Even in a digital environment, businesses must understand and connect with people who need their products and services.

  • The owners demonstrate pride and humility. 

Who’s behind the counter, serving customers? The owner is there serving and managing the flow of activity. He was on the scene before the sun came up; making sure the quality of the product always meets their standard of excellence. He’s there because, as he says, “It’s an honor for me to be able to serve my customers every day.”

Clients and customers deserve excellence. They know it when they see it and when they don’t. Everyone benefits when business leaders understand how to combine pride in their product and enough humility to do the hard work.

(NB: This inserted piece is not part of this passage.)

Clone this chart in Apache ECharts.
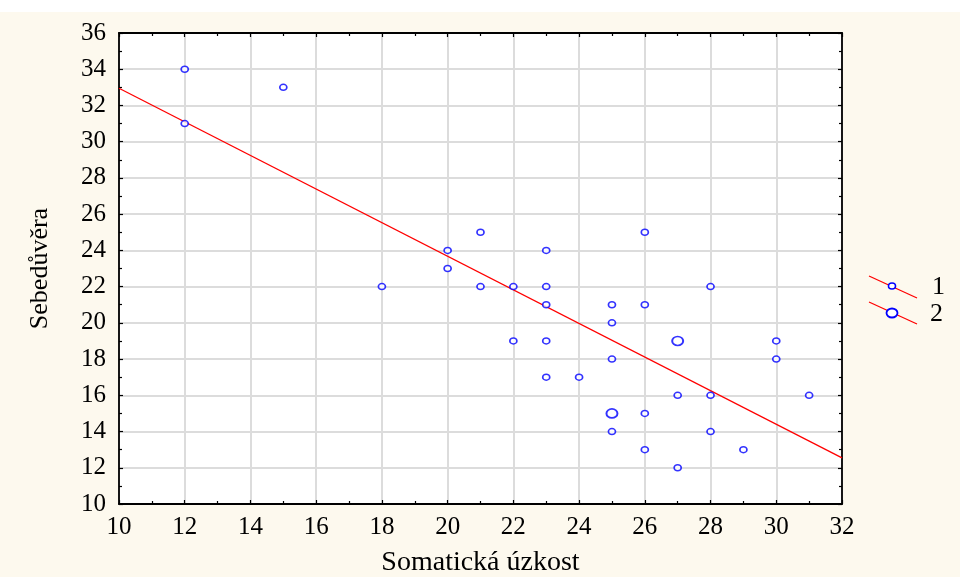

  • The product is consistent. 

This characteristic of Eagle’s Restaurant was made evident by the words of a long-time customer. She quickly added, “And they better not change anytime soon.”

Consumers are frustrated by an overwhelming variety of choices. It should not be difficult to find the product you found and liked last month. Once a business produces something that meets customer needs, it’s time to “rinse and repeat”. Studies show that fewer options translate into more cash for the bottom line.

  • They make it easy to buy their products.

Eagle’s Restaurant is a small business. The facility can only seat 24 diners at a time and they serve lunch only six days a week. Yet, they serve hundreds of customers every day. They accomplish this with two key strategies.

First, they use the common practice of take-out orders. It’s a strategy that multiplies capacity exponentially. But it’s the second ingenious strategy that potentiates the first.

As customers come in the front door they see what appears to be a buffet. But, it’s not a buffet because customers only need to decide which combination they want from a menu. The server then fills the order and moves on to the next customer.

To create a powerful customer experience ask yourself, “What can we do to make life easier for our customers?” 

  • They’ve created a happy culture.

Carefree, delighted, blissful, satisfied: the synonyms go on and on, but people are attracted to a business that exudes a happy atmosphere.

Owners, customers, and employees all reap benefits from association with a business that maintains a happy environment.

Businesses of all sizes can benefit from incorporating these five characteristics into their current strategies. It’s hard to argue with long-term success.